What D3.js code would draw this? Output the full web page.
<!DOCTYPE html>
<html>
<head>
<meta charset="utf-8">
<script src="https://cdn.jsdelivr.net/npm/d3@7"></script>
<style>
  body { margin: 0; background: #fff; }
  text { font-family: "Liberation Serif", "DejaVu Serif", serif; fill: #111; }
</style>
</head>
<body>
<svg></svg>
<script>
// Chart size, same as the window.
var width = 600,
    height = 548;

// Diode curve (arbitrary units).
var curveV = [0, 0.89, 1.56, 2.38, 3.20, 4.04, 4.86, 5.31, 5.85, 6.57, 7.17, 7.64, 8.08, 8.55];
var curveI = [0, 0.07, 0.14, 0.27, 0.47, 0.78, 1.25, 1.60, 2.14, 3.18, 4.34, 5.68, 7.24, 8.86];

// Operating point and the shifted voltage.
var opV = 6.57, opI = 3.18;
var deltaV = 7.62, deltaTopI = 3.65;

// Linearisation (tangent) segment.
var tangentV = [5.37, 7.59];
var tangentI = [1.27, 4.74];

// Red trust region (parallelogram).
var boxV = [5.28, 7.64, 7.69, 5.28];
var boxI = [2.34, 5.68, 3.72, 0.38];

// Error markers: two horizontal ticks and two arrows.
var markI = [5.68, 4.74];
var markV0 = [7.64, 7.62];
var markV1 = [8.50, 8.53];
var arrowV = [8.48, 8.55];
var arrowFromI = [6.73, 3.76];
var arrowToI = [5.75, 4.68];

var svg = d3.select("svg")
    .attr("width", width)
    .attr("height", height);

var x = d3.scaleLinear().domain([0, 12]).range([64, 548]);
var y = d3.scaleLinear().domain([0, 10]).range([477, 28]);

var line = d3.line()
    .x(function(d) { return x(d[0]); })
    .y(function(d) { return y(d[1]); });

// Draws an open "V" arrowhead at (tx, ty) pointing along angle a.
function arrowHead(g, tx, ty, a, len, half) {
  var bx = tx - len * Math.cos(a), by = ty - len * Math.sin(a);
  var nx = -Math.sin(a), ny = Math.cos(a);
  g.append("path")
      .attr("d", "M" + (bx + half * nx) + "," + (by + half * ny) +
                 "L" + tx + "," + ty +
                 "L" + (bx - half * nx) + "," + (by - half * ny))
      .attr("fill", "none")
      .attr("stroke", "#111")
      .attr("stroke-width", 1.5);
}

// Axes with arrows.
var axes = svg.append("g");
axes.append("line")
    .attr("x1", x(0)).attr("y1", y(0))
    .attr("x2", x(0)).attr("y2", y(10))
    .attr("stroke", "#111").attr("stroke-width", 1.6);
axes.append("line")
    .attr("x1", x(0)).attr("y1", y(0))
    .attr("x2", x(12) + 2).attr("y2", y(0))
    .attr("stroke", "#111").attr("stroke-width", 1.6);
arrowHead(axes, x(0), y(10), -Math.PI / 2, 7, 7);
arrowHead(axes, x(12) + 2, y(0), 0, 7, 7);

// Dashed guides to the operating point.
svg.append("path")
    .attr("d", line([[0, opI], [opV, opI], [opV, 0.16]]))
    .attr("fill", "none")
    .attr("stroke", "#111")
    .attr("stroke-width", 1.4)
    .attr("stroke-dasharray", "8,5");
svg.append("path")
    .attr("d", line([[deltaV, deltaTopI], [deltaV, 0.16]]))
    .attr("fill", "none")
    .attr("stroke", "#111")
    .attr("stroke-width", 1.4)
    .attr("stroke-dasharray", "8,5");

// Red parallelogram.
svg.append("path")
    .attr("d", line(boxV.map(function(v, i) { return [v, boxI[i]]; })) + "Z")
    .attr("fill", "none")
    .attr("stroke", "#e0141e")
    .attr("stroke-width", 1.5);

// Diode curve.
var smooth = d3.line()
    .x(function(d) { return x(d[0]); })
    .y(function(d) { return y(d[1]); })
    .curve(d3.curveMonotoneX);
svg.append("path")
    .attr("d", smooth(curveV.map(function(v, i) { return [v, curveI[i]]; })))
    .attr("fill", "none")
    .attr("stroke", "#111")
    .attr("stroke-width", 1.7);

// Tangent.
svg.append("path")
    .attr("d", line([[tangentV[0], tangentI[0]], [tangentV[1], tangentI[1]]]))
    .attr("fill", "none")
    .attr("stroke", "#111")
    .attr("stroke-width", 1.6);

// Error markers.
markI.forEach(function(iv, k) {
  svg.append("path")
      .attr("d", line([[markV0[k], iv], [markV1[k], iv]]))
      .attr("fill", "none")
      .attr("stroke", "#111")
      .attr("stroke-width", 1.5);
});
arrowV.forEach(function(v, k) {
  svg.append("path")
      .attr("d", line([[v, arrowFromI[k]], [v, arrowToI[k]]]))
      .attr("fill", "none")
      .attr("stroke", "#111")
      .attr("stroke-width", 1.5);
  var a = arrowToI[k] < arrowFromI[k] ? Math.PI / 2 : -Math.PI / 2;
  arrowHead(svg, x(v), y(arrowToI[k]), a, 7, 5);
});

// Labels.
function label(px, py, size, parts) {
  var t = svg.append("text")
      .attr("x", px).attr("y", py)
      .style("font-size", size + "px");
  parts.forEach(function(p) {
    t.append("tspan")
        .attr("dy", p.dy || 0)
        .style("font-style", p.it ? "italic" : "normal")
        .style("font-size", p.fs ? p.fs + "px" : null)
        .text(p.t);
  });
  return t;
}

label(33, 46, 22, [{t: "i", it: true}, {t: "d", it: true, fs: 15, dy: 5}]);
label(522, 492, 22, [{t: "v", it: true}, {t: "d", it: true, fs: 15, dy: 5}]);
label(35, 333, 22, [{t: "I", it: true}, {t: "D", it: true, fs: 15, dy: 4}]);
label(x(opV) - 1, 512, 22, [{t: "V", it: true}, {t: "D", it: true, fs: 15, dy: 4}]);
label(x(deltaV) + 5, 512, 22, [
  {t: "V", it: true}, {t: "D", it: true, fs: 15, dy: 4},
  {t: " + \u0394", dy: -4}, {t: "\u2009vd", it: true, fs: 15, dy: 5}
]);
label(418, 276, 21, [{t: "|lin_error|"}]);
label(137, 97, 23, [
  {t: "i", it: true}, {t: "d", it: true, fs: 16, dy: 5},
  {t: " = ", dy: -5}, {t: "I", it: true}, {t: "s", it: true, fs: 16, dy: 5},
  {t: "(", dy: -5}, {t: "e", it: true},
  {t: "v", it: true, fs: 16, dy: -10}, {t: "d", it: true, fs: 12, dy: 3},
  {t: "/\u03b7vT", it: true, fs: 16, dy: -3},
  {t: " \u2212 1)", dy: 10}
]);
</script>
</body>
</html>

> **GIVEN EXERCISE**: Reproduce the material above, every line of it, exactly.

> **EXERCISE OUTPUT**:
What D3.js code would draw this? Output the full web page.
<!DOCTYPE html>
<html>
<head>
<meta charset="utf-8">
<script src="https://cdn.jsdelivr.net/npm/d3@7"></script>
<style>
  body { margin: 0; background: #fff; }
  text { font-family: "Liberation Serif", "DejaVu Serif", serif; fill: #111; }
</style>
</head>
<body>
<svg></svg>
<script>
// Chart size, same as the window.
var width = 600,
    height = 548;

// Diode curve (arbitrary units).
var curveV = [0, 0.89, 1.56, 2.38, 3.20, 4.04, 4.86, 5.31, 5.85, 6.57, 7.17, 7.64, 8.08, 8.55];
var curveI = [0, 0.07, 0.14, 0.27, 0.47, 0.78, 1.25, 1.60, 2.14, 3.18, 4.34, 5.68, 7.24, 8.86];

// Operating point and the shifted voltage.
var opV = 6.57, opI = 3.18;
var deltaV = 7.62, deltaTopI = 3.65;

// Linearisation (tangent) segment.
var tangentV = [5.37, 7.59];
var tangentI = [1.27, 4.74];

// Red trust region (parallelogram).
var boxV = [5.28, 7.64, 7.69, 5.28];
var boxI = [2.34, 5.68, 3.72, 0.38];

// Error markers: two horizontal ticks and two arrows.
var markI = [5.68, 4.74];
var markV0 = [7.64, 7.62];
var markV1 = [8.50, 8.53];
var arrowV = [8.48, 8.55];
var arrowFromI = [6.73, 3.76];
var arrowToI = [5.75, 4.68];

var svg = d3.select("svg")
    .attr("width", width)
    .attr("height", height);

var x = d3.scaleLinear().domain([0, 12]).range([64, 548]);
var y = d3.scaleLinear().domain([0, 10]).range([477, 28]);

var line = d3.line()
    .x(function(d) { return x(d[0]); })
    .y(function(d) { return y(d[1]); });

// Draws an open "V" arrowhead at (tx, ty) pointing along angle a.
function arrowHead(g, tx, ty, a, len, half) {
  var bx = tx - len * Math.cos(a), by = ty - len * Math.sin(a);
  var nx = -Math.sin(a), ny = Math.cos(a);
  g.append("path")
      .attr("d", "M" + (bx + half * nx) + "," + (by + half * ny) +
                 "L" + tx + "," + ty +
                 "L" + (bx - half * nx) + "," + (by - half * ny))
      .attr("fill", "none")
      .attr("stroke", "#111")
      .attr("stroke-width", 1.5);
}

// Axes with arrows.
var axes = svg.append("g");
axes.append("line")
    .attr("x1", x(0)).attr("y1", y(0))
    .attr("x2", x(0)).attr("y2", y(10))
    .attr("stroke", "#111").attr("stroke-width", 1.6);
axes.append("line")
    .attr("x1", x(0)).attr("y1", y(0))
    .attr("x2", x(12) + 2).attr("y2", y(0))
    .attr("stroke", "#111").attr("stroke-width", 1.6);
arrowHead(axes, x(0), y(10), -Math.PI / 2, 7, 7);
arrowHead(axes, x(12) + 2, y(0), 0, 7, 7);

// Dashed guides to the operating point.
svg.append("path")
    .attr("d", line([[0, opI], [opV, opI], [opV, 0.16]]))
    .attr("fill", "none")
    .attr("stroke", "#111")
    .attr("stroke-width", 1.4)
    .attr("stroke-dasharray", "8,5");
svg.append("path")
    .attr("d", line([[deltaV, deltaTopI], [deltaV, 0.16]]))
    .attr("fill", "none")
    .attr("stroke", "#111")
    .attr("stroke-width", 1.4)
    .attr("stroke-dasharray", "8,5");

// Red parallelogram.
svg.append("path")
    .attr("d", line(boxV.map(function(v, i) { return [v, boxI[i]]; })) + "Z")
    .attr("fill", "none")
    .attr("stroke", "#e0141e")
    .attr("stroke-width", 1.5);

// Diode curve.
var smooth = d3.line()
    .x(function(d) { return x(d[0]); })
    .y(function(d) { return y(d[1]); })
    .curve(d3.curveMonotoneX);
svg.append("path")
    .attr("d", smooth(curveV.map(function(v, i) { return [v, curveI[i]]; })))
    .attr("fill", "none")
    .attr("stroke", "#111")
    .attr("stroke-width", 1.7);

// Tangent.
svg.append("path")
    .attr("d", line([[tangentV[0], tangentI[0]], [tangentV[1], tangentI[1]]]))
    .attr("fill", "none")
    .attr("stroke", "#111")
    .attr("stroke-width", 1.6);

// Error markers.
markI.forEach(function(iv, k) {
  svg.append("path")
      .attr("d", line([[markV0[k], iv], [markV1[k], iv]]))
      .attr("fill", "none")
      .attr("stroke", "#111")
      .attr("stroke-width", 1.5);
});
arrowV.forEach(function(v, k) {
  svg.append("path")
      .attr("d", line([[v, arrowFromI[k]], [v, arrowToI[k]]]))
      .attr("fill", "none")
      .attr("stroke", "#111")
      .attr("stroke-width", 1.5);
  var a = arrowToI[k] < arrowFromI[k] ? Math.PI / 2 : -Math.PI / 2;
  arrowHead(svg, x(v), y(arrowToI[k]), a, 7, 5);
});

// Labels.
function label(px, py, size, parts) {
  var t = svg.append("text")
      .attr("x", px).attr("y", py)
      .style("font-size", size + "px");
  parts.forEach(function(p) {
    t.append("tspan")
        .attr("dy", p.dy || 0)
        .style("font-style", p.it ? "italic" : "normal")
        .style("font-size", p.fs ? p.fs + "px" : null)
        .text(p.t);
  });
  return t;
}

label(33, 46, 22, [{t: "i", it: true}, {t: "d", it: true, fs: 15, dy: 5}]);
label(522, 492, 22, [{t: "v", it: true}, {t: "d", it: true, fs: 15, dy: 5}]);
label(35, 333, 22, [{t: "I", it: true}, {t: "D", it: true, fs: 15, dy: 4}]);
label(x(opV) - 1, 512, 22, [{t: "V", it: true}, {t: "D", it: true, fs: 15, dy: 4}]);
label(x(deltaV) + 5, 512, 22, [
  {t: "V", it: true}, {t: "D", it: true, fs: 15, dy: 4},
  {t: " + \u0394", dy: -4}, {t: "\u2009vd", it: true, fs: 15, dy: 5}
]);
label(418, 276, 21, [{t: "|lin_error|"}]);
label(137, 97, 23, [
  {t: "i", it: true}, {t: "d", it: true, fs: 16, dy: 5},
  {t: " = ", dy: -5}, {t: "I", it: true}, {t: "s", it: true, fs: 16, dy: 5},
  {t: "(", dy: -5}, {t: "e", it: true},
  {t: "v", it: true, fs: 16, dy: -10}, {t: "d", it: true, fs: 12, dy: 3},
  {t: "/\u03b7vT", it: true, fs: 16, dy: -3},
  {t: " \u2212 1)", dy: 10}
]);
</script>
</body>
</html>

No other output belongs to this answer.